A recent post to the EAD listserv has me thinking once again about how dates are used (or not used) in EAD records.  As far as I can tell, RLG’s ArchiveGrid doesn’t permit searching by date (I could be wrong on this, though, as I don’t have full access to it, but it does use Lucene to index its records; though I suppose that most of these are just MARC records?) and Proquest’s Archive Finder does permit searching by date, but it doesn’t really allow you to do very much (i.e. there’s no way to rank your results by “relevancy”).

This leads me to a question:  what sort of back-end systems are archives using for their EAD records? (are there any surveys out there that has this information, or should we start one???)

At ECU, we’re using an XML database only, but we aren’t doing any advanced searching by date (primarily because, at this time, if you did search for something like “1912”, it’s not going to limit your results very much; and then, really, you’re just back at the whole “browse by collection name” situation).  However, you can do a keyword search for “1912”, and the results that are returned to you will be ordered by the number of hits in each document, which, in my mind, is only a small difference in functionality, but perhaps more useful (in most occasions) than simply limiting your results to any and all collection date ranges that contain the year “1912”.

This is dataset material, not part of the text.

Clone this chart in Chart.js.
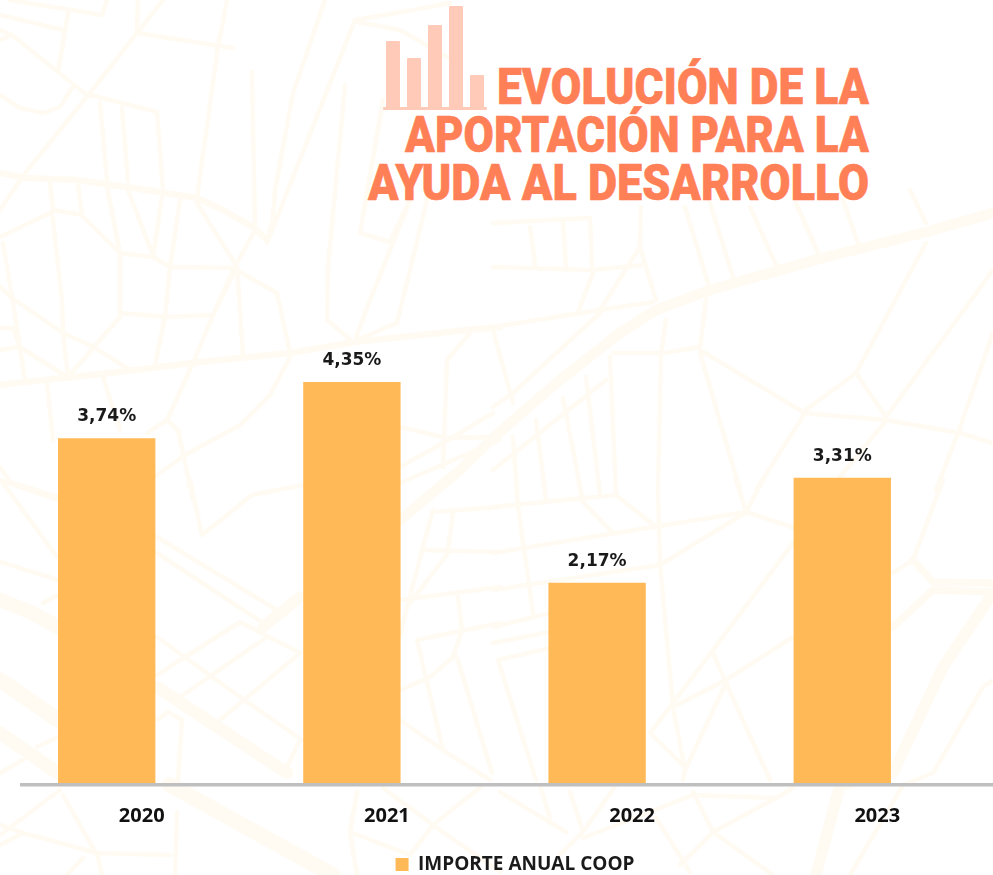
<!DOCTYPE html>
<html lang="es">
<head>
  <meta charset="UTF-8" />
  <title>Evolución de la aportación para la ayuda al desarrollo</title>
  <script src="https://cdn.jsdelivr.net/npm/chart.js"></script>
  <style>
    html, body { margin: 0; width: 993px; height: 875px; overflow: hidden; background: #fff; }
    svg, canvas { position: absolute; left: 0; top: 0; }
    #streets { fill: none; stroke: #fffbf3; stroke-linejoin: round; stroke-linecap: round; }
    #titleBlock text { font-family: Roboto, sans-serif; font-weight: 900; font-size: 50.5px; fill: #ff7f57; stroke: #ff7f57; stroke-width: 0.6px; }
  </style>
</head>
<body>
  <svg id="streets" width="993" height="875"></svg>
  <svg id="titleBlock" width="993" height="875">
    <g fill="#ffcbb8">
      <rect x="386" y="41" width="14" height="67" rx="1" />
      <rect x="407" y="58" width="14" height="50" rx="1" />
      <rect x="428" y="25" width="14" height="83" rx="1" />
      <rect x="449" y="6" width="14" height="102" rx="1" />
      <rect x="470" y="75" width="14" height="33" rx="1" />
      <rect x="383" y="107" width="104" height="3" rx="1" />
    </g>
    <text x="497" y="104" textLength="372" lengthAdjust="spacingAndGlyphs">EVOLUCIÓN DE LA</text>
    <text x="405" y="152" textLength="464" lengthAdjust="spacingAndGlyphs">APORTACIÓN PARA LA</text>
    <text x="368" y="200" textLength="501" lengthAdjust="spacingAndGlyphs">AYUDA AL DESARROLLO</text>
  </svg>
  <canvas id="chartCanvas" width="1010" height="884"></canvas>
  <script>
    const years = [2020, 2021, 2022, 2023];
    const values = [3.74, 4.35, 2.17, 3.31];
    const seriesName = 'IMPORTE ANUAL COOP';

    // faint street map behind the chart: [stroke width, x1,y1, x2,y2, ...]
    const streets = [
      [3,10,0,102,15,107,0],[3,0,15,63,30],[3,68,13,58,72],[3,0,30,12,35,58,72,87,95],[3,0,40,12,35],
      [3,0,95,20,108,43,113,60,107,72,88],[3,163,0,137,33,90,93,25,173,0,210],[3,138,0,137,33],[3,137,33,233,48],
      [3,227,0,218,47,197,197],[3,90,95,157,112,163,190],[3,100,103,107,180],[3,122,108,128,182],
      [5,0,173,25,178,77,180,133,188,197,198,223,210,253,227,267,240],[3,50,183,53,210,82,215,78,185],
      [3,0,237,52,212,62,300,63,333,68,377],[3,3,243,12,297,25,380],[3,83,217,120,253,153,257,170,267,233,268,277,293,290,353],
      [3,107,187,120,253,120,313,165,317,213,315,237,267],[3,128,190,152,253],[3,162,197,153,257],
      [3,180,200,170,267,165,317,155,365],[3,197,203,237,267,243,355],[3,255,230,233,270,213,315,193,363,167,420,147,433],
      [3,252,72,255,230],[3,325,0,293,93,275,190,273,217,267,243,355,20,413,10,450,3],[3,357,22,400,30,447,57],
      [3,345,85,328,267,327,320,353,342],[3,383,100,360,233,390,242,413,193,370,300,355,340],[3,427,200,397,323,357,340],
      [3,0,287,12,298,63,333,90,345,130,370],[3,68,377,120,317],[3,20,347,67,377],[3,0,328,13,328,20,347,0,350],
      [5,0,385,25,382,110,373,200,362,290,353,355,342,467,330,500,327],[3,290,357,270,395,240,425,185,455,150,480],
      [3,47,383,53,440],[3,103,377,120,430],[3,167,420,178,430,193,500],[3,0,467,10,482,58,497],
      [3,447,360,443,467],[3,470,333,447,360],[3,400,427,447,438,500,437],[3,493,413,443,443,400,467],[3,500,440,400,483],
      [9,993,213,926,232,826,257,710,290,656,310,620,333,560,380,493,438,460,470,400,520],
      [3,493,223,590,218,592,267],[3,530,227,535,265],[3,563,223,566,267],[3,493,267,593,270,643,265],[3,593,273,578,312],
      [3,641,207,640,247,600,310],[3,640,247,656,300],[3,493,327,600,310,653,302],[3,600,313,513,393,493,407],[3,493,330,513,403],
      [3,685,207,708,283],[3,710,203,733,277],[3,750,207,776,265],[3,796,203,818,253],[3,843,200,858,243],[3,910,190,926,223],
      [3,706,300,700,347,663,353,613,353],[3,666,320,661,353,658,490,660,563,673,707,685,770],[3,700,350,803,412,856,373,926,243],
      [3,700,353,740,490],[3,803,413,886,420,960,433,993,443],[3,805,413,756,490],[3,856,373,886,417,993,270],[3,885,422,840,477],
      [3,993,333,958,433,936,490],[3,610,357,616,495],[3,606,380,493,470],[3,586,377,600,495],[3,563,398,583,502],[3,536,420,546,500],
      [3,513,437,518,507,533,613],[3,493,507,616,495,656,527],[3,583,502,613,533],[3,493,553,746,512],[3,746,512,795,528],
      [3,736,480,746,512,763,480],[3,493,590,660,565,745,513],[3,493,627,550,613],[3,493,643,550,632],[3,498,660,550,648],[3,498,660,536,780],
      [3,793,543,713,650,670,707,650,733,685,767],[3,793,637,726,680,673,707],[3,713,653,726,683,770,780],[3,726,683,685,770,683,780],
      [3,943,480,913,560,893,573],[6,913,560,933,582,993,583],[6,990,592,933,590,893,627],[10,993,593,943,667,893,773,840,785,816,875],
      [3,993,680,983,687,933,773,903,785,850,875],
      [3,0,480,58,500],[3,3,483,57,557],[3,0,562,58,580],[13,0,600,30,612,58,627],[3,43,603,58,595],[14,0,680,58,720],[12,0,733,58,773],
      [3,37,747,58,737],[3,0,773,23,760],[3,157,537,280,612,263,623,157,553],[10,300,597,263,627],[3,190,480,202,535,252,495,303,485],
      [3,157,637,240,697,302,740],[3,240,622,157,675],[3,267,637,180,697],[3,240,622,300,653,220,720],[11,157,687,287,773],
      [3,157,720,168,712,182,720,178,780],[3,300,740,287,767],[3,433,510,408,603,400,637],[3,453,513,448,550],[3,433,512,500,507],
      [3,423,550,500,552],[3,448,553,410,603],[3,400,600,500,587],[3,458,597,462,630,453,657,430,677,400,690],[3,417,640,500,623],
      [3,417,640,443,750,400,720],[3,443,750,490,780],[3,457,657,492,773],
      [14,170,785,333,875],[3,60,790,0,835],[3,63,795,97,855],[3,0,825,23,833,97,853,170,855],[3,23,833,0,845],[3,97,853,102,875],[3,83,858,67,875],
      [3,177,812,175,875],[3,357,792,350,832,357,875],[3,383,788,433,825,483,785],[3,433,825,500,872],[3,350,832,410,855,433,825],
      [3,500,792,566,832],[3,540,785,550,818],[3,570,792,583,832,560,855],[3,616,785,583,832],[3,583,838,693,795,776,798,793,788],
      [3,693,792,713,832,680,865],[3,713,832,773,875],[3,713,832,776,798],[3,656,818,690,872]
    ];
    const streetSvg = document.getElementById('streets');
    streets.forEach(s => {
      const line = document.createElementNS('http://www.w3.org/2000/svg', 'polyline');
      line.setAttribute('stroke-width', s[0] + 1.5);
      line.setAttribute('points', s.slice(1).join(' '));
      streetSvg.appendChild(line);
    });

    // grey rule under the bars, and the value above each one
    const barExtras = {
      id: 'barExtras',
      afterDatasetsDraw(chart) {
        const { ctx, chartArea } = chart;
        ctx.save();
        ctx.fillStyle = '#bfbfbf';
        ctx.fillRect(chartArea.left, chartArea.bottom, chartArea.right - chartArea.left, 3.5);
        ctx.font = 'bold 17px "DejaVu Sans"';
        ctx.fillStyle = '#1a1a1a';
        ctx.textAlign = 'center';
        ctx.textBaseline = 'middle';
        chart.getDatasetMeta(0).data.forEach((bar, i) => {
          ctx.fillText(values[i].toFixed(2).replace('.', ',') + '%', bar.x, bar.y - 22);
        });
        ctx.restore();
      }
    };

    new Chart(document.getElementById('chartCanvas'), {
      type: 'bar',
      data: {
        datasets: [{
          label: seriesName,
          data: years.map((y, i) => ({ x: y, y: values[i] })),
          backgroundColor: '#ffb957',
          barThickness: 96.7
        }]
      },
      plugins: [barExtras],
      options: {
        responsive: false,
        animation: false,
        layout: { padding: { top: 322.5, left: 20 } },
        plugins: {
          tooltip: { enabled: false },
          legend: {
            position: 'bottom',
            labels: {
              boxWidth: 13,
              boxHeight: 13,
              padding: 2,
              color: '#1a1a1a',
              font: { family: '"Open Sans"', size: 19, weight: 'bold' }
            }
          }
        },
        scales: {
          x: {
            type: 'linear',
            offset: false,
            min: 2019.6464,
            max: 2023.684,
            afterFit(scale) { scale.height = 70; },
            grid: { display: false, drawTicks: false },
            border: { display: false },
            ticks: {
              stepSize: 1,
              includeBounds: false,
              labelOffset: 35,
              padding: 21,
              maxRotation: 0,
              color: '#111111',
              font: { family: '"Open Sans"', size: 20, weight: 'bold' },
              callback: v => String(v)
            }
          },
          y: { display: false, min: 0, max: 5 }
        }
      }
    });
  </script>
</body>
</html>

This leads me to another set of questions:  is anyone out there using the “bulk” attribute as part of your information retrieval process?…  is anyone using dates beyond the collection range (those dates associated with a series, folder, even an item) in the information retrieval process?…  has anyone attempted to test their corpus of EAD records with their current search operations vs. indexing and searching those records by means of different models of IR, such as Nutch, INDRI, Solr, or even just Google Custom Search???

I think it’s great that we’re encoding our documents so well, but I keep wondering if we’re harnessing that information in the best possible ways yet (and perhaps the best solutions won’t be tied to our encoding practices at all).